The elephant in the room, which can’t be entirely ignored, is the Zimbabwean military. Existing laws and regulations will limit what we can do with the military, but for the long term, peaceful development of Zimbabwe, at some point we will have to figure out a way to work with this institution. Initially, I believe the primary focus should be on inculcating in the military establishment an ethos of service to the nation as a whole rather than identification with a specific political party. In my limited contact with senior military officials when I was ambassador, I was convinced that there exists within the military establishment a cadre of people who would like to professionalize and depoliticize the institution. The challenge will be to identify those individuals, and develop effective ways of working with them. One possibility might be to establish a working relationship with the SADC Peacekeeping Academy, which is located in Harare, and allowing Zimbabwean military participation in courses of instruction on military professionalism. I leave it to State and Defense, working with the congress, to determine just how such a program would be implemented.
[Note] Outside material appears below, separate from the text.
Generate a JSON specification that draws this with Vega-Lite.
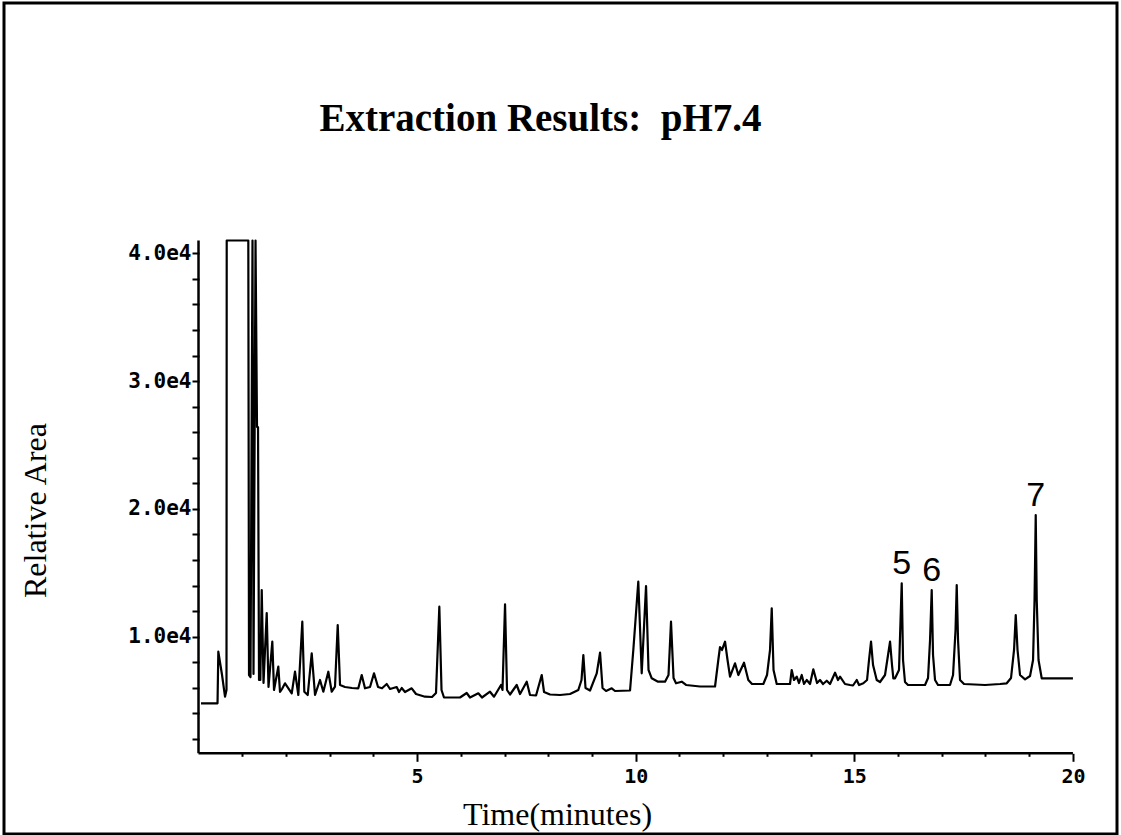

While I have, in making these recommendations, assumed that elections will be held in July 2018, and that they will be credible and nonviolent, I must make clear at this point that I am not making a prediction. I do believe that if everyone approaches the coming months with an earnest desire to see Zimbabwe pull itself out of the doldrums and take its rightful place in the region and the world, it can happen. If it does happen, if everyone then puts the past behind them and focuses on the future, a new and more vibrant Zimbabwe can arise Phoenix-like from the ashes.

Amb. (ret) Charles Ray (r) and Rep. Chris Smith, subcommittee chair, talk after the hearing.